Écrit le jeudi 13 août 2015 par PG Luneau
Mat Ordog est un jeune bédéiste qui a contribué à plusieurs reprises au fanzine québécois le Bob. Pour ma part, je l'ai surtout découvert sur le web, en tombant par hasard sur la page Facebook de sa série autoéditée Trapu Raptor et Gorglor O'Saure. On y suit les facéties de deux dinosaures aventuriers qui n'ont pas froid aux yeux et qui valsent, comme James Bond, entre deux pétarades rocambolesques et trois pitounes bien roulées... Malgré son dessin très cartoonesque, cette série à l'humour absurde, parfois grivois, parfois morbide, s'adresse aux grands enfants, pas avant 15 ou 16 ans!! ;^)
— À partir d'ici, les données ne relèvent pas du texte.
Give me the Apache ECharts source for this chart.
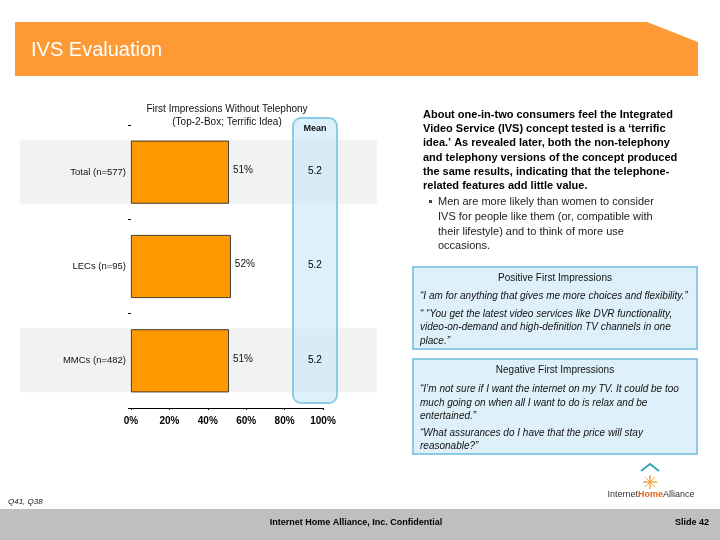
<!DOCTYPE html>
<html>
<head>
<meta charset="utf-8">
<script src="https://cdn.jsdelivr.net/npm/echarts@6/dist/echarts.min.js"></script>
<style>html,body{margin:0;padding:0;background:#fff}#c{width:720px;height:540px}</style>
</head>
<body>
<div id="c"></div>
<script>
var categories = ['Total (n=577)', 'LECs (n=95)', 'MMCs (n=482)'];
var top2Box = [51, 52, 51];
var meanScores = ['5.2', '5.2', '5.2'];
var xTicks = [0, 20, 40, 60, 80, 100];
var shadedRows = [0, 2];

var FF = "'Liberation Sans', Arial, sans-serif";
var chart = echarts.init(document.getElementById('c'), null, {renderer: 'canvas'});

chart.setOption({
  animation: false,
  textStyle: {fontFamily: FF},
  title: {
    text: 'First Impressions Without Telephony\n(Top-2-Box; Terrific Idea)',
    left: 222, top: 98, textAlign: 'center',
    textStyle: {fontSize: 10, fontWeight: 'normal', color: '#111', lineHeight: 13, fontFamily: FF}
  },
  grid: {left: 131, top: 125, width: 192, height: 283, containLabel: false},
  xAxis: {
    type: 'value', min: xTicks[0], max: xTicks[xTicks.length - 1], interval: 20,
    axisLine: {show: true, lineStyle: {color: '#000', width: 1}},
    axisTick: {show: true, length: 2, lineStyle: {color: '#000'}},
    splitLine: {show: false},
    axisLabel: {formatter: '{value}%', fontSize: 10, fontWeight: 'bold', color: '#000', margin: 8, fontFamily: FF}
  },
  yAxis: {
    type: 'category', data: categories, inverse: true,
    axisLine: {show: false},
    axisTick: {show: true, length: 3, lineStyle: {color: '#000'}},
    axisLabel: {fontSize: 9.5, color: '#111', margin: 5, fontFamily: FF}
  },
  series: [
    {
      type: 'bar', data: top2Box, barWidth: 63, z: 3,
      itemStyle: {color: '#ff9900', borderColor: '#1a1a1a', borderWidth: 0.8},
      label: {show: true, position: 'right', distance: 4, offset: [0, -2], formatter: '{c}%', fontSize: 10, color: '#111', fontFamily: FF}
    },
    {
      type: 'scatter', z: 6, symbolSize: 2, itemStyle: {color: 'transparent', opacity: 1},
      data: meanScores.map(function (m, i) { return [95.8, i]; }),
      label: {show: true, position: 'inside', offset: [0, -1], fontSize: 10, color: '#000', opacity: 1, fontFamily: FF,
        textBorderWidth: 0,
        formatter: function (p) { return meanScores[p.dataIndex]; }}
    }
  ]
});

function T(text, x, y, opt) {
  opt = opt || {};
  return {
    type: 'text', z: opt.z || 5,
    style: {
      text: text, x: x, y: y,
      fontSize: opt.size || 10, fontWeight: opt.weight || 'normal', fontStyle: opt.style || 'normal',
      fontFamily: opt.family || FF, fill: opt.color || '#111',
      align: opt.align || 'left', verticalAlign: 'middle'
    }
  };
}

var g = [];
// header band
g.push({type: 'polygon', z: 1, shape: {points: [[15, 22], [647, 22], [698, 42], [698, 76], [15, 76]]}, style: {fill: '#fd9a35'}});
g.push(T('IVS Evaluation', 31, 50, {size: 20, color: '#fff'}));

// shaded rows, from axis positions
shadedRows.forEach(function (i) {
  var cy = chart.convertToPixel({yAxisIndex: 0}, categories[i]);
  g.push({type: 'rect', z: -10, silent: true, shape: {x: 20, y: cy - 32.5, width: 357, height: 64}, style: {fill: '#f2f2f2'}});
});

// mean column
g.push({type: 'rect', z: -5, silent: true, shape: {x: 293, y: 118, width: 44, height: 285, r: 8},
  style: {fill: 'rgba(196,232,250,0.6)', stroke: '#8ccbe5', lineWidth: 2}});
g.push(T('Mean', 315, 129, {size: 9, weight: 'bold', align: 'center', color: '#111'}));

// right commentary
var boldLines = [
  'About one-in-two consumers feel the Integrated',
  'Video Service (IVS) concept tested is a \u2018terrific',
  'idea.\u2019 As revealed later, both the non-telephony',
  'and telephony versions of the concept produced',
  'the same results, indicating that the telephone-',
  'related features add little value.'
];
boldLines.forEach(function (s, i) {
  g.push(T(s, 423, 115 + i * 14.2, {size: 11, weight: 'bold', color: '#000'}));
});
g.push({type: 'rect', z: 5, shape: {x: 429, y: 200, width: 3, height: 3}, style: {fill: '#444'}});
var bulletLines = [
  'Men are more likely than women to consider',
  'IVS for people like them (or, compatible with',
  'their lifestyle) and to think of more use',
  'occasions.'
];
bulletLines.forEach(function (s, i) {
  g.push(T(s, 438, 202 + i * 14.8, {size: 11, color: '#222'}));
});

// quote boxes
function box(y, h) {
  g.push({type: 'rect', z: 1, shape: {x: 413, y: y, width: 284, height: h}, style: {fill: '#def1fa', stroke: '#8ccbe3', lineWidth: 2}});
}
box(267, 82);
g.push(T('Positive First Impressions', 555, 278, {size: 10, align: 'center', color: '#111'}));
var posQuotes = [
  ['\u201cI am for anything that gives me more choices and flexibility.\u201d', 296],
  ['\u201c \u201cYou get the latest video services like DVR functionality,', 314],
  ['video-on-demand and high-definition TV channels in one', 327],
  ['place.\u201d', 341]
];
posQuotes.forEach(function (q) { g.push(T(q[0], 420, q[1], {size: 10, style: 'italic', color: '#111'})); });

box(359, 95);
g.push(T('Negative First Impressions', 555, 370, {size: 10, align: 'center', color: '#111'}));
var negQuotes = [
  ['\u201cI\u2019m not sure if I want the internet on my TV. It could be too', 389],
  ['much going on when all I want to do is relax and be', 403],
  ['entertained.\u201d', 416],
  ['\u201cWhat assurances do I have that the price will stay', 433],
  ['reasonable?\u201d', 446]
];
negQuotes.forEach(function (q) { g.push(T(q[0], 420, q[1], {size: 10, style: 'italic', color: '#111'})); });

// footnote
g.push(T('Q41, Q38', 8, 502, {size: 8, style: 'italic', color: '#111'}));

// footer bar
g.push({type: 'rect', z: 1, shape: {x: 0, y: 509, width: 720, height: 31}, style: {fill: '#bfbfbf'}});
g.push(T('Internet Home Alliance, Inc. Confidential', 356, 523, {size: 9, weight: 'bold', align: 'center', color: '#000'}));
g.push(T('Slide 42', 709, 523, {size: 9, weight: 'bold', align: 'right', color: '#000'}));

// logo
g.push({type: 'polyline', z: 5, shape: {points: [[641, 471], [650, 464], [659, 471]]}, style: {stroke: '#3aa6b5', lineWidth: 2, fill: null}});
for (var k = 0; k < 8; k++) {
  var a = k * Math.PI / 4;
  g.push({type: 'line', z: 5, shape: {x1: 650 - 7 * Math.cos(a), y1: 482 - 7 * Math.sin(a), x2: 650 + 7 * Math.cos(a), y2: 482 + 7 * Math.sin(a)},
    style: {stroke: '#f5a54a', lineWidth: 1}});
}
g.push({type: 'text', z: 5, style: {
  text: '{a|Internet}{b|Home}{a|Alliance}', x: 651, y: 495, align: 'center', verticalAlign: 'middle',
  rich: {a: {fontSize: 9, fontFamily: FF, fill: '#333', color: '#333'}, b: {fontSize: 9, fontFamily: FF, fontWeight: 'bold', fill: '#e8641e', color: '#e8641e'}}
}});

chart.setOption({graphic: g});
</script>
</body>
</html>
Après quelques contacts via les réseaux sociaux (c'est que Mat vient parfois visiter ma Lucarne!! ;^), on a eu la chance de se rencontrer en chair et en os lors du dernier Salon du livre de Québec. Il y était en séance de dédicaces pour une toute autre série, plus grand public, qu'il vient de faire paraître aux éditions Michel Quintin : les Pieds palmés. D'ailleurs, je constate avec horreur que j'ai oublié, à l'époque, de mettre en ligne ma chronique où je vous racontais cette superbe rencontre-coup de cœur, pendant laquelle Mat m'a parlé longuement de sa grande admiration pour Macherot, le père de Chlorophylle et de Sibylline!! Qu'à cela ne tienne : je la mettrai en ligne dans les prochains jours!! Pour le moment, revenons-en au nouvel album de ce très sympathique bonhomme!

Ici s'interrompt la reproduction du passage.